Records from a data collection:
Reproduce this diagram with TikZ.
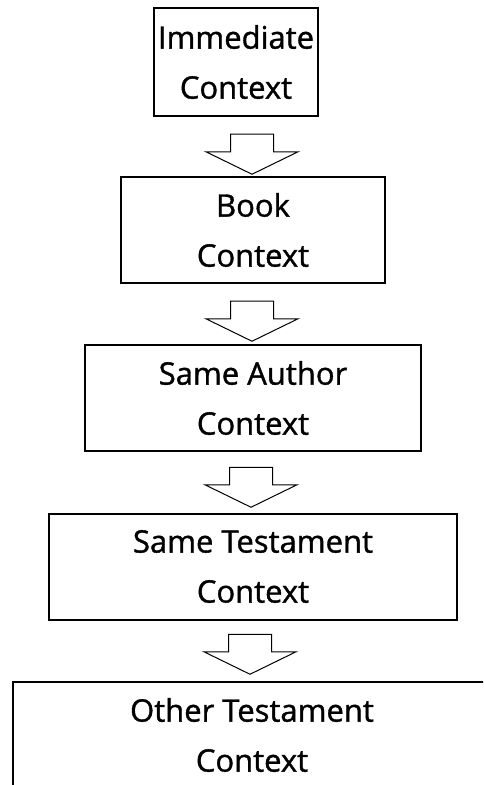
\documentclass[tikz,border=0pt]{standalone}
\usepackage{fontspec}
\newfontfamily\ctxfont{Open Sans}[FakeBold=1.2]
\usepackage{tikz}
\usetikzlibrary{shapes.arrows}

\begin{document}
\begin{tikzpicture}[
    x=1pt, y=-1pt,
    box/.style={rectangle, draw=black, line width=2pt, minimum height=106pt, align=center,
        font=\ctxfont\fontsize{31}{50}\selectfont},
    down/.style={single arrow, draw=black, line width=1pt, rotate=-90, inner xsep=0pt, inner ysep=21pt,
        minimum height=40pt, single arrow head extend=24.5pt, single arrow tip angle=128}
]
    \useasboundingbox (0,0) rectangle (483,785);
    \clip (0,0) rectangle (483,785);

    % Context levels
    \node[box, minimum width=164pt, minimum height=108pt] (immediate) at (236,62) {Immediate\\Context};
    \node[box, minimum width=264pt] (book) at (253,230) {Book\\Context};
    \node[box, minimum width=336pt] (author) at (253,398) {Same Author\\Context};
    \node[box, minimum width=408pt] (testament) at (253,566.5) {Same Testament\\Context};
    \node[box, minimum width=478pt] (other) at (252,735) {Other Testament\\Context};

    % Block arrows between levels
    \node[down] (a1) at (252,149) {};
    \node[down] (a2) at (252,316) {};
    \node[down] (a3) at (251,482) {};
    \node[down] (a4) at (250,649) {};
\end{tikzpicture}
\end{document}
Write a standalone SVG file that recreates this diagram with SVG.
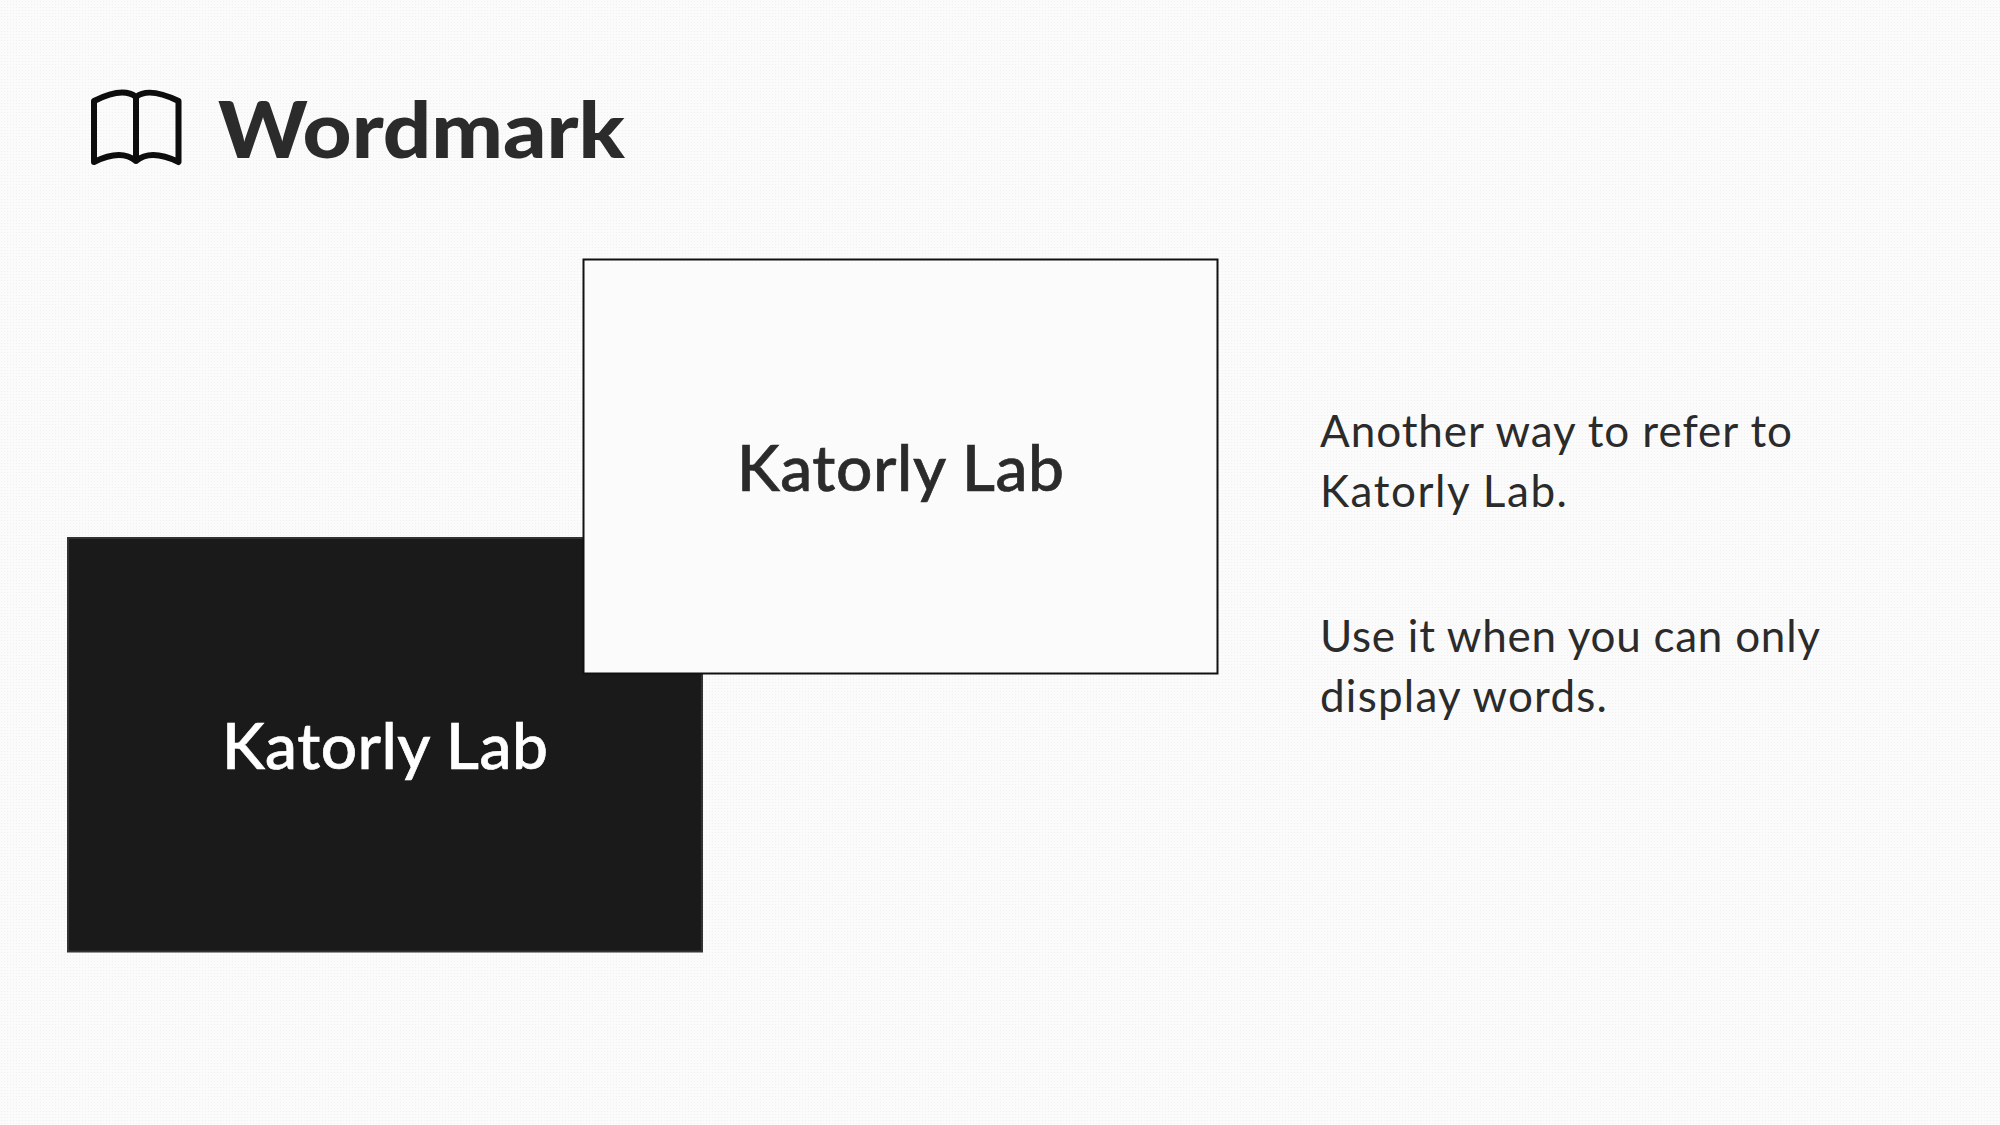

Instructions to follow
Write out all the entries again, word for word, and print no images.

Response
Reproduce this diagram with TikZ.
\documentclass[tikz,border=0pt]{standalone}
\usepackage{fontspec}
\newfontfamily\ctxfont{Open Sans}[FakeBold=1.2]
\usepackage{tikz}
\usetikzlibrary{shapes.arrows}

\begin{document}
\begin{tikzpicture}[
    x=1pt, y=-1pt,
    box/.style={rectangle, draw=black, line width=2pt, minimum height=106pt, align=center,
        font=\ctxfont\fontsize{31}{50}\selectfont},
    down/.style={single arrow, draw=black, line width=1pt, rotate=-90, inner xsep=0pt, inner ysep=21pt,
        minimum height=40pt, single arrow head extend=24.5pt, single arrow tip angle=128}
]
    \useasboundingbox (0,0) rectangle (483,785);
    \clip (0,0) rectangle (483,785);

    % Context levels
    \node[box, minimum width=164pt, minimum height=108pt] (immediate) at (236,62) {Immediate\\Context};
    \node[box, minimum width=264pt] (book) at (253,230) {Book\\Context};
    \node[box, minimum width=336pt] (author) at (253,398) {Same Author\\Context};
    \node[box, minimum width=408pt] (testament) at (253,566.5) {Same Testament\\Context};
    \node[box, minimum width=478pt] (other) at (252,735) {Other Testament\\Context};

    % Block arrows between levels
    \node[down] (a1) at (252,149) {};
    \node[down] (a2) at (252,316) {};
    \node[down] (a3) at (251,482) {};
    \node[down] (a4) at (250,649) {};
\end{tikzpicture}
\end{document}
Write a standalone SVG file that recreates this diagram with SVG.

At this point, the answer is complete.